Supplied data
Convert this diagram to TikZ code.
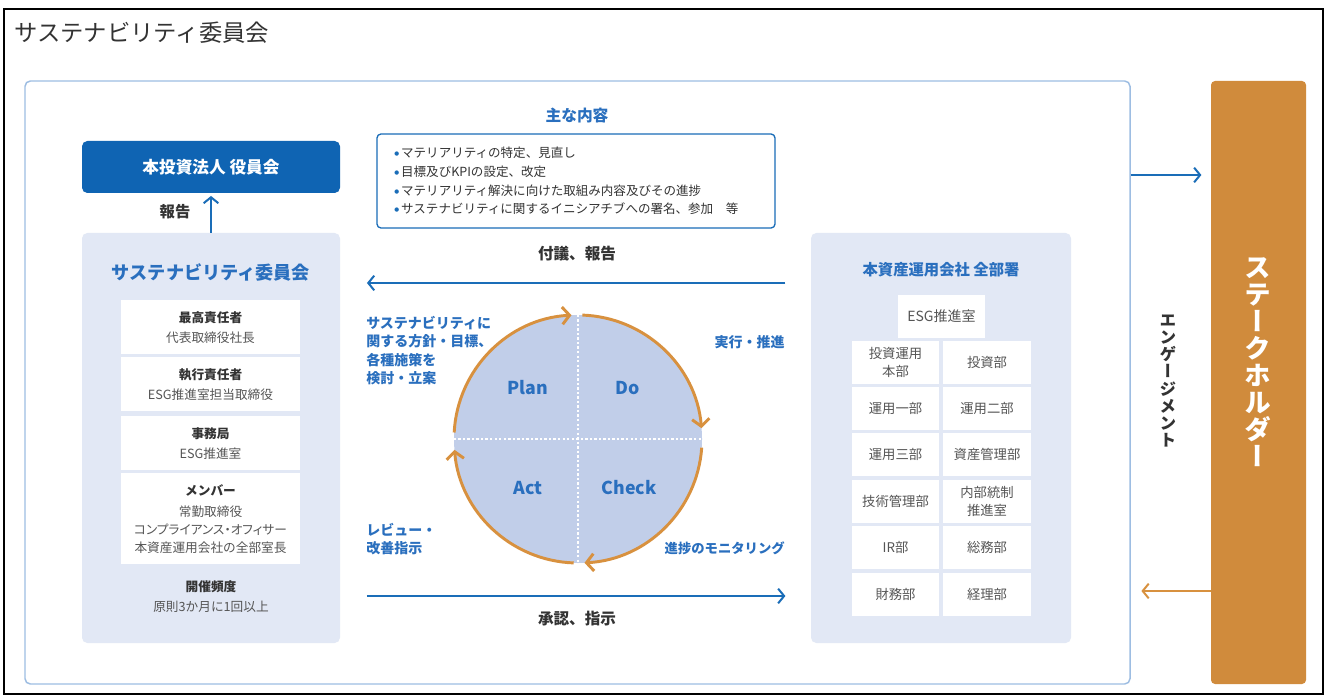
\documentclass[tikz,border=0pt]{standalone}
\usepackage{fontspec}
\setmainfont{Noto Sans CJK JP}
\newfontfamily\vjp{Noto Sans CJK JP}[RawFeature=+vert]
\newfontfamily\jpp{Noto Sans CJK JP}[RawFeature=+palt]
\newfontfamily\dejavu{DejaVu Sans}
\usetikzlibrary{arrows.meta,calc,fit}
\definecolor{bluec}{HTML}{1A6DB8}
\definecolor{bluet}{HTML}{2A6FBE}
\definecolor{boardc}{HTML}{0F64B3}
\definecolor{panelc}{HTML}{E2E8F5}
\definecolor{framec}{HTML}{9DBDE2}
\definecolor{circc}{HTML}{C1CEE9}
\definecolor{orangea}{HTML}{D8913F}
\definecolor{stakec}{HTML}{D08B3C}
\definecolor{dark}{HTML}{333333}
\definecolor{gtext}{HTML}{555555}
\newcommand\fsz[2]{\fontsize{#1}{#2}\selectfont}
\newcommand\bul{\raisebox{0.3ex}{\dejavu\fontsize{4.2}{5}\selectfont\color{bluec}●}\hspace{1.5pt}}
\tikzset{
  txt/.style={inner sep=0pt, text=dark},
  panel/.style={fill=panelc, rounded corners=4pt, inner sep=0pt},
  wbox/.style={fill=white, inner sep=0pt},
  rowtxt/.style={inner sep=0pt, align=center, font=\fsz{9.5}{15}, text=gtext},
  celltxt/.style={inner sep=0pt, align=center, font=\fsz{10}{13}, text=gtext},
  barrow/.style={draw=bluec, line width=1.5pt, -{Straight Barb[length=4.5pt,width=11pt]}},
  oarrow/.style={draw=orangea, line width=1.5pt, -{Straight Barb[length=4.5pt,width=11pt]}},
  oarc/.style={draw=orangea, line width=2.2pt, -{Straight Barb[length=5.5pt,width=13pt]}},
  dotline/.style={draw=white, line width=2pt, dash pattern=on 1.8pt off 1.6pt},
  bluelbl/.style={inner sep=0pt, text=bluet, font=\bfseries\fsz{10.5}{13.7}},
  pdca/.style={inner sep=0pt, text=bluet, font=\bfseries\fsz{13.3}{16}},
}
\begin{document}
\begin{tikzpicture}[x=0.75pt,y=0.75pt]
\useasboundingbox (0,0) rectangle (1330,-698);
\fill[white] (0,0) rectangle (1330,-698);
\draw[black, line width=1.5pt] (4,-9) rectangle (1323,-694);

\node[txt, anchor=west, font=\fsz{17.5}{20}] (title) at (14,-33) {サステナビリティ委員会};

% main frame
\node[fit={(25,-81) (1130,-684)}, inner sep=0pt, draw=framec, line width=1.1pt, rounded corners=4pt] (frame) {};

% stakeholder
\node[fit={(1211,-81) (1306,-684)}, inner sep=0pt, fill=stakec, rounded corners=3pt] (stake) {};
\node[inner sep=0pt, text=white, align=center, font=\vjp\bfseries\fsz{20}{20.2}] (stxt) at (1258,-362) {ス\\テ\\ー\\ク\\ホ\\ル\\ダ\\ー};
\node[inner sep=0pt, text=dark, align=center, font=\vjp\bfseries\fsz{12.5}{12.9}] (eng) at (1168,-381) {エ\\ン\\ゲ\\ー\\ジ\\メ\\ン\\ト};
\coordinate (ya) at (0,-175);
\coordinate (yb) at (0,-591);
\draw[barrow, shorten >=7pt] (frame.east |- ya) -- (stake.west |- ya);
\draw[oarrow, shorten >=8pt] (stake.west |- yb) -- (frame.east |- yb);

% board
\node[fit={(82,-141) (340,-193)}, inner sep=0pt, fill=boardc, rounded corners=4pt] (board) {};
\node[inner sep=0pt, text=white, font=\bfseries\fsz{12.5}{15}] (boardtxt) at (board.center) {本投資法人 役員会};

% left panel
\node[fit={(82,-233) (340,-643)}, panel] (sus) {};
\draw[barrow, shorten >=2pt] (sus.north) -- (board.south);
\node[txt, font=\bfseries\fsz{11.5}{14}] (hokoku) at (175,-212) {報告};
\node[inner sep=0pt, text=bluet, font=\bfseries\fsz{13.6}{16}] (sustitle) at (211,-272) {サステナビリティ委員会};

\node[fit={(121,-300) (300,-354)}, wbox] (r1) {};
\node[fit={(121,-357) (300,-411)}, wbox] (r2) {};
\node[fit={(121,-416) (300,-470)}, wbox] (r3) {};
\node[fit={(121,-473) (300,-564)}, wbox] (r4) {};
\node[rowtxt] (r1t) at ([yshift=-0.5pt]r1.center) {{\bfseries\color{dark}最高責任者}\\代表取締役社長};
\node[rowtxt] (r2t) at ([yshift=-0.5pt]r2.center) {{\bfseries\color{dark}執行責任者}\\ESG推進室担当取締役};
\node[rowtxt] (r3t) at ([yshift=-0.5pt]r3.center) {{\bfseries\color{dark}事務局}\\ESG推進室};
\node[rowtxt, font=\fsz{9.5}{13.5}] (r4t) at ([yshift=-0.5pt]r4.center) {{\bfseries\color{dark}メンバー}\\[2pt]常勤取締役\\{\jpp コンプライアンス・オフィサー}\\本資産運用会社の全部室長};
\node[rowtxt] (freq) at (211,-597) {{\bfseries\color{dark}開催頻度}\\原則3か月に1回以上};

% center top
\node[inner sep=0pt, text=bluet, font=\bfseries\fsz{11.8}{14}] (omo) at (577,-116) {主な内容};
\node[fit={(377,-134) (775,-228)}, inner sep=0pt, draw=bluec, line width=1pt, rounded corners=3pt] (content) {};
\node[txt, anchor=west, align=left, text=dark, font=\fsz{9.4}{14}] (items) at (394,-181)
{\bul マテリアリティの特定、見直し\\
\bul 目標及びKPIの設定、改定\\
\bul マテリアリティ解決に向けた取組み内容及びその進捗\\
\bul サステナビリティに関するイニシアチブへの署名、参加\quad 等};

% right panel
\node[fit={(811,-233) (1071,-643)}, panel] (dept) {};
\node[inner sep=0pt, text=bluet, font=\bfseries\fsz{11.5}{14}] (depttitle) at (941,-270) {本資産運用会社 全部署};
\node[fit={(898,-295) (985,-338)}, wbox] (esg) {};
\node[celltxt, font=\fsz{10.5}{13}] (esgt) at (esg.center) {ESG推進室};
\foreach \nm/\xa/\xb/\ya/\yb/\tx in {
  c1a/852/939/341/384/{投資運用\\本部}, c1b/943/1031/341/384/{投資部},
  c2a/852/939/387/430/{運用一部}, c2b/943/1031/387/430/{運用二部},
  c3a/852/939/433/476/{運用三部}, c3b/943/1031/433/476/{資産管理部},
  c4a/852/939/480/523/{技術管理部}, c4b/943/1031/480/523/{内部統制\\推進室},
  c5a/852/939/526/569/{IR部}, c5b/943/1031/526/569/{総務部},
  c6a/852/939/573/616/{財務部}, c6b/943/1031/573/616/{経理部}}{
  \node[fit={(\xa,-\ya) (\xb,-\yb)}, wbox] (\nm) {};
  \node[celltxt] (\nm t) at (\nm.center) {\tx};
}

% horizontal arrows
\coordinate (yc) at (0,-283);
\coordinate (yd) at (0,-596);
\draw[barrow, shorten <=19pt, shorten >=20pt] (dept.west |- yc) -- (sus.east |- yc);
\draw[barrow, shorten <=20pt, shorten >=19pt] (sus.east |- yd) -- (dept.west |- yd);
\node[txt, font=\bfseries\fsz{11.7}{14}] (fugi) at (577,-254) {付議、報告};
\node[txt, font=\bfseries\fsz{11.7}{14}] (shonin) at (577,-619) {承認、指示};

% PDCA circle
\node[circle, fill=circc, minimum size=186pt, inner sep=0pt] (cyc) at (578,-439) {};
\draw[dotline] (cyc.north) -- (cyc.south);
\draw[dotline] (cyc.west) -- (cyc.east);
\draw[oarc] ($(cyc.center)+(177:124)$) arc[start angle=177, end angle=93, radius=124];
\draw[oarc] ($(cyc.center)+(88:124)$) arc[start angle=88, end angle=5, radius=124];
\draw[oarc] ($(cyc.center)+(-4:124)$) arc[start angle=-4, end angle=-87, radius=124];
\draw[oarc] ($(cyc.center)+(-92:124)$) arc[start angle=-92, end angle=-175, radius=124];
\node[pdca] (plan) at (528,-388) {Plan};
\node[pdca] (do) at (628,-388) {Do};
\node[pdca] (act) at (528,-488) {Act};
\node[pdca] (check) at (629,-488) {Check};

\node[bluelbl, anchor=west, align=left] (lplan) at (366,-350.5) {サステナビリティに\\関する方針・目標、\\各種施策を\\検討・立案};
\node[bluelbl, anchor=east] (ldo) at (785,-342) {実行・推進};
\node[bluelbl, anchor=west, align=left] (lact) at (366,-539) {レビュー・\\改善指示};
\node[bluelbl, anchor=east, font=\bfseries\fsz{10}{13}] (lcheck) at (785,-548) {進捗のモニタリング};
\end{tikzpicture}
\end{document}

Work instructions
From the first line above to the line containing "sep=0pt, draw=framec, line", repeat each line exactly. Pictures stay out.

Expected output
Convert this diagram to TikZ code.
\documentclass[tikz,border=0pt]{standalone}
\usepackage{fontspec}
\setmainfont{Noto Sans CJK JP}
\newfontfamily\vjp{Noto Sans CJK JP}[RawFeature=+vert]
\newfontfamily\jpp{Noto Sans CJK JP}[RawFeature=+palt]
\newfontfamily\dejavu{DejaVu Sans}
\usetikzlibrary{arrows.meta,calc,fit}
\definecolor{bluec}{HTML}{1A6DB8}
\definecolor{bluet}{HTML}{2A6FBE}
\definecolor{boardc}{HTML}{0F64B3}
\definecolor{panelc}{HTML}{E2E8F5}
\definecolor{framec}{HTML}{9DBDE2}
\definecolor{circc}{HTML}{C1CEE9}
\definecolor{orangea}{HTML}{D8913F}
\definecolor{stakec}{HTML}{D08B3C}
\definecolor{dark}{HTML}{333333}
\definecolor{gtext}{HTML}{555555}
\newcommand\fsz[2]{\fontsize{#1}{#2}\selectfont}
\newcommand\bul{\raisebox{0.3ex}{\dejavu\fontsize{4.2}{5}\selectfont\color{bluec}●}\hspace{1.5pt}}
\tikzset{
  txt/.style={inner sep=0pt, text=dark},
  panel/.style={fill=panelc, rounded corners=4pt, inner sep=0pt},
  wbox/.style={fill=white, inner sep=0pt},
  rowtxt/.style={inner sep=0pt, align=center, font=\fsz{9.5}{15}, text=gtext},
  celltxt/.style={inner sep=0pt, align=center, font=\fsz{10}{13}, text=gtext},
  barrow/.style={draw=bluec, line width=1.5pt, -{Straight Barb[length=4.5pt,width=11pt]}},
  oarrow/.style={draw=orangea, line width=1.5pt, -{Straight Barb[length=4.5pt,width=11pt]}},
  oarc/.style={draw=orangea, line width=2.2pt, -{Straight Barb[length=5.5pt,width=13pt]}},
  dotline/.style={draw=white, line width=2pt, dash pattern=on 1.8pt off 1.6pt},
  bluelbl/.style={inner sep=0pt, text=bluet, font=\bfseries\fsz{10.5}{13.7}},
  pdca/.style={inner sep=0pt, text=bluet, font=\bfseries\fsz{13.3}{16}},
}
\begin{document}
\begin{tikzpicture}[x=0.75pt,y=0.75pt]
\useasboundingbox (0,0) rectangle (1330,-698);
\fill[white] (0,0) rectangle (1330,-698);
\draw[black, line width=1.5pt] (4,-9) rectangle (1323,-694);

\node[txt, anchor=west, font=\fsz{17.5}{20}] (title) at (14,-33) {サステナビリティ委員会};

% main frame
\node[fit={(25,-81) (1130,-684)}, inner sep=0pt, draw=framec, line width=1.1pt, rounded corners=4pt] (frame) {};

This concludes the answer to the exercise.